* _What is expected_
The lines from the top of the material below through the line containing "-0.03, 0, 0];" are to be printed exactly, with pictures omitted.

* _Source material_
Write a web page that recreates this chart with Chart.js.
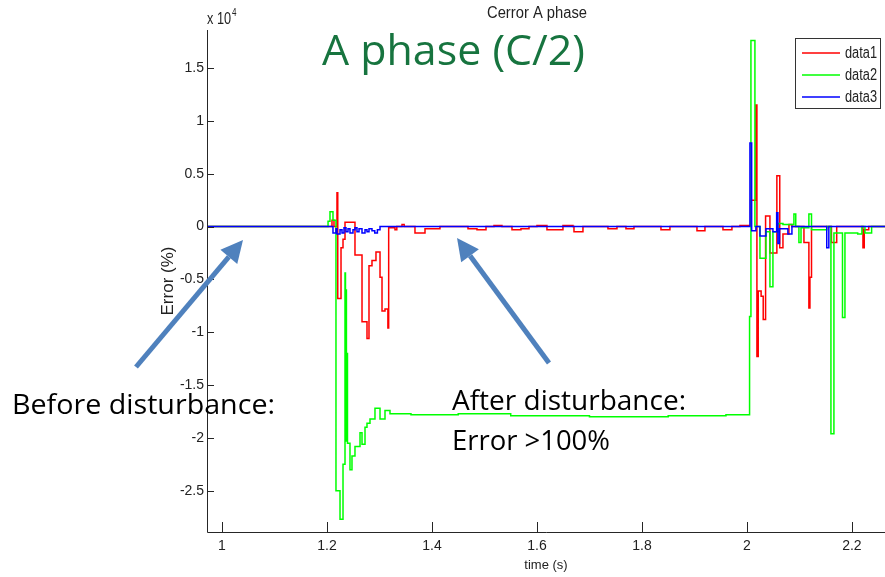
<!DOCTYPE html>
<html>
<head>
<meta charset="utf-8">
<title>Cerror A phase</title>
<script src="https://cdn.jsdelivr.net/npm/chart.js@4.4.0/dist/chart.umd.min.js"></script>
<style>
  html, body { margin: 0; padding: 0; background: #fff; }
  #wrap { width: 885px; height: 577px; }
</style>
</head>
<body>
<div id="wrap"><canvas id="errChart" width="885" height="577"></canvas></div>
<script>
// step start times (s) and error values (x 10^4 %), held until the next time
const redTime = [0.97, 1.2095, 1.2133, 1.219, 1.2205, 1.2267, 1.2305, 1.2343, 1.2533, 1.2667, 1.2762, 1.28, 1.2857, 1.2933, 1.301, 1.3048, 1.3105, 1.316, 1.3175,
  1.3295, 1.333, 1.3429, 1.347, 1.3676, 1.3867, 1.4152, 1.4686, 1.4857, 1.5029, 1.5181, 1.5333, 1.5524, 1.5695, 1.5848, 1.6, 1.619, 1.6495, 1.6686, 1.6705, 1.6876,
  1.7352, 1.7524, 1.7695, 1.7848, 1.8362, 1.8533, 1.9048, 1.92, 1.9543, 1.9714, 1.9867, 2.007, 2.017, 2.019, 2.0215, 2.027, 2.031, 2.0355, 2.0438, 2.057, 2.0625,
  2.0686, 2.08, 2.0857, 2.1086, 2.118, 2.12, 2.123, 2.161, 2.171, 2.221, 2.2235, 2.232, 2.263];
const redErr = [0, 0.06, 0, 0.32, -0.68, -0.2, -0.12, 0.04, -0.27, -0.9, -1.06, -0.37, -0.32, -0.24, -0.48, -0.8, -0.78, -0.96, -0.01,
  -0.03, 0, 0.02, 0, -0.06, -0.02, 0, -0.02, -0.03, 0, 0.01, 0, -0.03, -0.02, 0, 0.01, -0.03, 0.01, 0, -0.05, 0,
  -0.02, 0, -0.02, 0, -0.03, 0, -0.04, 0, -0.03, 0, 0.01, 0.25, 1.15, -1.23, -0.61, -0.66, -0.88, 0.1, -0.25, 0.48, -0.2,
  -0.07, 0.02, 0, -0.15, -0.77, -0.48, 0, -0.15, 0, -0.2, -0.03, 0, 0];

const greenTime = [0.97, 1.202, 1.2057, 1.2114, 1.2171, 1.2248, 1.2305, 1.2343, 1.2352, 1.2362, 1.237, 1.2381, 1.239, 1.2438, 1.2476, 1.2533, 1.2629, 1.2667,
  1.2724, 1.2762, 1.2819, 1.2914, 1.301, 1.3105, 1.32, 1.36, 1.45, 1.55, 1.7, 1.85, 1.96, 2.005, 2.0076, 2.0152, 2.0248, 2.0362, 2.0438, 2.0495, 2.059, 2.0686,
  2.0895, 2.093, 2.099, 2.103, 2.118, 2.123, 2.152, 2.16, 2.1657, 2.182, 2.1867, 2.211, 2.219, 2.2248, 2.2375, 2.263];
const greenErr = [0, 0.05, 0.14, 0.06, -2.5, -2.77, -2.25, -0.44, -2.03, -0.6, -2.0, -1.2, -2.05, -2.3, -2.17, -2.08, -1.95, -2.06,
  -1.9, -1.86, -1.82, -1.72, -1.82, -1.74, -1.77, -1.78, -1.77, -1.79, -1.8, -1.79, -1.78, -0.85, 1.76, 0, -0.3, -0.05, -0.57, -0.05, 0.03, 0.02,
  0.12, 0, -0.15, -0.01, 0.12, -0.03, 0, -1.96, -0.06, -0.86, -0.06, -0.07, 0, -0.06, 0, 0];

const blueTime = [0.97, 1.2114, 1.2171, 1.219, 1.2248, 1.2286, 1.2324, 1.2362, 1.24, 1.2438, 1.2495, 1.2533, 1.2571, 1.261, 1.2667, 1.2724, 1.2762, 1.28,
  1.2857, 1.291, 1.296, 1.301, 2.0057, 2.009, 2.0171, 2.0248, 2.0362, 2.0495, 2.0566, 2.059, 2.062, 2.078, 2.0857, 2.152, 2.156, 2.263];
const blueErr = [0, -0.06, -0.02, -0.07, -0.03, -0.06, -0.01, -0.05, -0.02, -0.06, -0.03, -0.01, -0.05, -0.02, -0.06, -0.03, -0.05, -0.02,
  -0.04, -0.06, -0.03, 0, 0.79, -0.04, 0, -0.09, -0.02, -0.05, 0.13, -0.16, -0.02, -0.07, 0, -0.2, 0, 0];

const seriesNames = ['data1', 'data2', 'data3'];
const xTicks = [1, 1.2, 1.4, 1.6, 1.8, 2, 2.2];
const xTickLabels = ['1', '1.2', '1.4', '1.6', '1.8', '2', '2.2'];
const yTicks = [-2.5, -2, -1.5, -1, -0.5, 0, 0.5, 1, 1.5];
const yTickLabels = ['-2.5', '-2', '-1.5', '-1', '-0.5', '0', '0.5', '1', '1.5'];

const SANS = "'Liberation Sans', Arial, sans-serif";
const SLIDE = "'Open Sans', 'Noto Sans', sans-serif";
const lineColors = ['#ff0000', '#00ff00', '#0000ff'];

function toPoints(ts, vs) {
  return ts.map((t, i) => ({x: t, y: vs[i]}));
}

// text squeezed to a given width (the slide picture was stretched)
function fitText(ctx, txt, x, y, font, w) {
  ctx.save();
  ctx.font = font;
  const m = ctx.measureText(txt).width;
  ctx.translate(x, y);
  ctx.scale(w / m, 1);
  ctx.fillText(txt, 0, 0);
  ctx.restore();
}

function arrow(ctx, x0, y0, x1, y1) {
  const ang = Math.atan2(y1 - y0, x1 - x0);
  const headLen = 22, headW = 11;
  const bx = x1 - headLen * Math.cos(ang), by = y1 - headLen * Math.sin(ang);
  ctx.save();
  ctx.strokeStyle = ctx.fillStyle = '#4f81bd';
  ctx.lineWidth = 5;
  ctx.beginPath(); ctx.moveTo(x0, y0); ctx.lineTo(bx, by); ctx.stroke();
  ctx.beginPath();
  ctx.moveTo(x1, y1);
  ctx.lineTo(bx + headW * Math.sin(ang), by - headW * Math.cos(ang));
  ctx.lineTo(bx - headW * Math.sin(ang), by + headW * Math.cos(ang));
  ctx.closePath(); ctx.fill();
  ctx.restore();
}

const decor = {
  id: 'decor',
  beforeDraw(chart) {
    const ctx = chart.ctx;
    ctx.save();
    ctx.fillStyle = '#fff';
    ctx.fillRect(0, 0, chart.width, chart.height);
    ctx.restore();
  },
  afterDatasetsDraw(chart) {
    const {ctx, chartArea: a, scales: {x, y}} = chart;
    ctx.save();
    ctx.strokeStyle = '#262626';
    ctx.lineWidth = 1;
    ctx.beginPath();
    ctx.moveTo(a.left + 0.5, a.top);
    ctx.lineTo(a.left + 0.5, a.bottom + 0.5);
    ctx.lineTo(a.right, a.bottom + 0.5);
    xTicks.forEach(v => {
      const px = Math.round(x.getPixelForValue(v)) + 0.5;
      ctx.moveTo(px, a.bottom);
      ctx.lineTo(px, a.bottom - 10);
    });
    yTicks.forEach(v => {
      const py = Math.round(y.getPixelForValue(v)) + 0.5;
      ctx.moveTo(a.left, py);
      ctx.lineTo(a.left + 7, py);
    });
    ctx.stroke();
    ctx.restore();
  },
  afterDraw(chart) {
    const ctx = chart.ctx;
    ctx.save();
    // exponent label
    ctx.fillStyle = '#222';
    ctx.textBaseline = 'alphabetic';
    fitText(ctx, 'x 10', 207, 24, '16px ' + SANS, 24);
    fitText(ctx, '4', 232, 16, '10px ' + SANS, 4.5);
    // small axes title
    fitText(ctx, 'Cerror A phase', 487, 18, '16px ' + SANS, 100);

    // legend
    ctx.fillStyle = '#fff';
    ctx.fillRect(795, 38, 85, 70);
    ctx.strokeStyle = '#333';
    ctx.lineWidth = 1;
    ctx.strokeRect(795.5, 38.5, 85, 70);
    ctx.textBaseline = 'middle';
    seriesNames.forEach((name, i) => {
      const ly = 53 + i * 22;
      ctx.strokeStyle = lineColors[i];
      ctx.lineWidth = 1.5;
      ctx.beginPath(); ctx.moveTo(802, ly); ctx.lineTo(840, ly); ctx.stroke();
      ctx.fillStyle = '#222';
      fitText(ctx, name, 845, ly + 1, '16px ' + SANS, 32);
    });

    // slide annotations
    ctx.textBaseline = 'alphabetic';
    ctx.fillStyle = '#17743f';
    fitText(ctx, 'A phase (C/2)', 322, 65, '42px ' + SLIDE, 263);
    ctx.fillStyle = '#000';
    fitText(ctx, 'Before disturbance:', 12, 414, '28px ' + SLIDE, 263);
    fitText(ctx, 'After disturbance:', 452, 410, '28px ' + SLIDE, 234);
    fitText(ctx, 'Error >100%', 452, 450, '28px ' + SLIDE, 158);
    arrow(ctx, 136, 367, 243, 240);
    arrow(ctx, 549, 363, 457, 238);
    ctx.restore();
  }
};

const ds = [
  {label: seriesNames[0], data: toPoints(redTime, redErr), borderColor: lineColors[0], order: 3},
  {label: seriesNames[1], data: toPoints(greenTime, greenErr), borderColor: lineColors[1], order: 2},
  {label: seriesNames[2], data: toPoints(blueTime, blueErr), borderColor: lineColors[2], order: 1}
].map(d => Object.assign(d, {stepped: true, borderWidth: 1.5, pointRadius: 0, fill: false, tension: 0}));

new Chart(document.getElementById('errChart'), {
  type: 'line',
  data: {datasets: ds},
  options: {
    responsive: false,
    animation: false,
    devicePixelRatio: 1,
    layout: {padding: {top: 30, right: 0, bottom: 0, left: 0}},
    plugins: {legend: {display: false}, tooltip: {enabled: false}, title: {display: false}},
    scales: {
      x: {
        type: 'linear',
        min: 0.9714,
        max: 2.263,
        afterFit: s => { s.height = 45; },
        afterBuildTicks: s => { s.ticks = xTicks.map(v => ({value: v})); },
        grid: {display: false, drawTicks: false},
        border: {display: false},
        ticks: {
          autoSkip: false, maxRotation: 0, padding: 6, color: '#222',
          font: {family: SANS, size: 14},
          callback: (v, i) => xTickLabels[i]
        },
        title: {display: true, text: 'time (s)', color: '#222', font: {family: SANS, size: 13}, padding: {top: 0, bottom: 4}}
      },
      y: {
        min: -2.89,
        max: 1.86,
        afterFit: s => { s.width = 207; },
        afterBuildTicks: s => { s.ticks = yTicks.map(v => ({value: v})); },
        grid: {display: false, drawTicks: false},
        border: {display: false},
        ticks: {
          autoSkip: false, padding: 3, color: '#222',
          font: {family: SANS, size: 14},
          callback: (v, i) => yTickLabels[i]
        },
        title: {display: true, text: 'Error (%)', color: '#222', font: {family: SANS, size: 17}, padding: {top: 158, bottom: 0}}
      }
    }
  },
  plugins: [decor]
});
</script>
</body>
</html>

* _The completed task_
Write a web page that recreates this chart with Chart.js.
<!DOCTYPE html>
<html>
<head>
<meta charset="utf-8">
<title>Cerror A phase</title>
<script src="https://cdn.jsdelivr.net/npm/chart.js@4.4.0/dist/chart.umd.min.js"></script>
<style>
  html, body { margin: 0; padding: 0; background: #fff; }
  #wrap { width: 885px; height: 577px; }
</style>
</head>
<body>
<div id="wrap"><canvas id="errChart" width="885" height="577"></canvas></div>
<script>
// step start times (s) and error values (x 10^4 %), held until the next time
const redTime = [0.97, 1.2095, 1.2133, 1.219, 1.2205, 1.2267, 1.2305, 1.2343, 1.2533, 1.2667, 1.2762, 1.28, 1.2857, 1.2933, 1.301, 1.3048, 1.3105, 1.316, 1.3175,
  1.3295, 1.333, 1.3429, 1.347, 1.3676, 1.3867, 1.4152, 1.4686, 1.4857, 1.5029, 1.5181, 1.5333, 1.5524, 1.5695, 1.5848, 1.6, 1.619, 1.6495, 1.6686, 1.6705, 1.6876,
  1.7352, 1.7524, 1.7695, 1.7848, 1.8362, 1.8533, 1.9048, 1.92, 1.9543, 1.9714, 1.9867, 2.007, 2.017, 2.019, 2.0215, 2.027, 2.031, 2.0355, 2.0438, 2.057, 2.0625,
  2.0686, 2.08, 2.0857, 2.1086, 2.118, 2.12, 2.123, 2.161, 2.171, 2.221, 2.2235, 2.232, 2.263];
const redErr = [0, 0.06, 0, 0.32, -0.68, -0.2, -0.12, 0.04, -0.27, -0.9, -1.06, -0.37, -0.32, -0.24, -0.48, -0.8, -0.78, -0.96, -0.01,
  -0.03, 0, 0.02, 0, -0.06, -0.02, 0, -0.02, -0.03, 0, 0.01, 0, -0.03, -0.02, 0, 0.01, -0.03, 0.01, 0, -0.05, 0,
  -0.02, 0, -0.02, 0, -0.03, 0, -0.04, 0, -0.03, 0, 0.01, 0.25, 1.15, -1.23, -0.61, -0.66, -0.88, 0.1, -0.25, 0.48, -0.2,
  -0.07, 0.02, 0, -0.15, -0.77, -0.48, 0, -0.15, 0, -0.2, -0.03, 0, 0];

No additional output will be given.